▸ **WHAT YOU HAVE TO DO**: Reproduce the records. Keep every word exact and include no images.

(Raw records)
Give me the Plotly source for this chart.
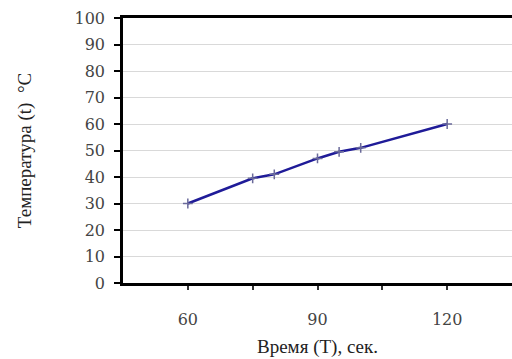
import plotly.graph_objects as go

time_s = [60, 75, 80, 90, 95, 100, 120]
temp_c = [30, 39.5, 41, 47, 49.5, 51, 60]

x_tick_vals = [60, 75, 90, 105, 120]
x_tick_text = ["60", "", "90", "", "120"]
y_tick_vals = [0, 10, 20, 30, 40, 50, 60, 70, 80, 90, 100]

tick_font = dict(family="DejaVu Serif, serif", size=16, color="#444444")
title_font = dict(family="Liberation Serif, serif", size=19, color="#222222")

fig = go.Figure()
fig.add_trace(go.Scatter(
    x=time_s, y=temp_c, mode="lines+markers",
    line=dict(color="#1f1b98", width=2.5),
    marker=dict(symbol="cross-thin", size=7, color="#6a6a9a",
                line=dict(color="#6a6a9a", width=1.5)),
    showlegend=False,
))

fig.update_layout(
    width=512, height=359,
    margin=dict(l=123, r=0, t=18, b=76),
    paper_bgcolor="white", plot_bgcolor="white",
    xaxis=dict(
        range=[45, 135], tickvals=x_tick_vals, ticktext=x_tick_text,
        showgrid=False, zeroline=False,
        showline=True, linecolor="black", linewidth=2.5, mirror=True,
        ticks="outside", ticklen=4, tickwidth=1.5, tickcolor="#333333",
        ticklabelstandoff=16, tickfont=tick_font,
        title=dict(text="Время (Т), сек.", font=title_font, standoff=12),
    ),
    yaxis=dict(
        range=[0, 100], tickvals=y_tick_vals,
        showgrid=True, gridcolor="#d9d9d9", gridwidth=1, zeroline=False,
        showline=True, linecolor="black", linewidth=2.5,
        ticks="outside", ticklen=6, tickwidth=1.5, tickcolor="black",
        ticklabelstandoff=6, tickfont=tick_font,
        title=dict(text="Температура (t)  °C", font=title_font, standoff=38),
    ),
)

fig.write_html(
    "out.html",
    config={"displayModeBar": False},
    post_script=(
        "document.body.style.margin='0';"
        "document.body.style.overflow='hidden';"
        "document.documentElement.style.overflow='hidden';"
    ),
)
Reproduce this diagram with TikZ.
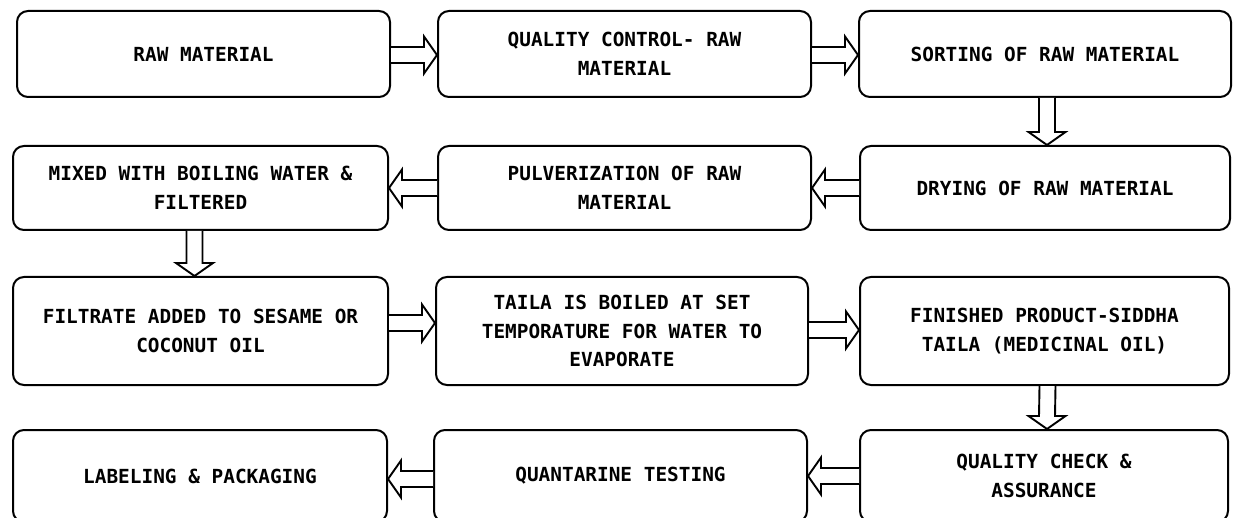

▸ **CORRECT ANSWER**:
Give me the Plotly source for this chart.
import plotly.graph_objects as go

time_s = [60, 75, 80, 90, 95, 100, 120]
temp_c = [30, 39.5, 41, 47, 49.5, 51, 60]

x_tick_vals = [60, 75, 90, 105, 120]
x_tick_text = ["60", "", "90", "", "120"]
y_tick_vals = [0, 10, 20, 30, 40, 50, 60, 70, 80, 90, 100]

tick_font = dict(family="DejaVu Serif, serif", size=16, color="#444444")
title_font = dict(family="Liberation Serif, serif", size=19, color="#222222")

fig = go.Figure()
fig.add_trace(go.Scatter(
    x=time_s, y=temp_c, mode="lines+markers",
    line=dict(color="#1f1b98", width=2.5),
    marker=dict(symbol="cross-thin", size=7, color="#6a6a9a",
                line=dict(color="#6a6a9a", width=1.5)),
    showlegend=False,
))

fig.update_layout(
    width=512, height=359,
    margin=dict(l=123, r=0, t=18, b=76),
    paper_bgcolor="white", plot_bgcolor="white",
    xaxis=dict(
        range=[45, 135], tickvals=x_tick_vals, ticktext=x_tick_text,
        showgrid=False, zeroline=False,
        showline=True, linecolor="black", linewidth=2.5, mirror=True,
        ticks="outside", ticklen=4, tickwidth=1.5, tickcolor="#333333",
        ticklabelstandoff=16, tickfont=tick_font,
        title=dict(text="Время (Т), сек.", font=title_font, standoff=12),
    ),
    yaxis=dict(
        range=[0, 100], tickvals=y_tick_vals,
        showgrid=True, gridcolor="#d9d9d9", gridwidth=1, zeroline=False,
        showline=True, linecolor="black", linewidth=2.5,
        ticks="outside", ticklen=6, tickwidth=1.5, tickcolor="black",
        ticklabelstandoff=6, tickfont=tick_font,
        title=dict(text="Температура (t)  °C", font=title_font, standoff=38),
    ),
)

fig.write_html(
    "out.html",
    config={"displayModeBar": False},
    post_script=(
        "document.body.style.margin='0';"
        "document.body.style.overflow='hidden';"
        "document.documentElement.style.overflow='hidden';"
    ),
)
Reproduce this diagram with TikZ.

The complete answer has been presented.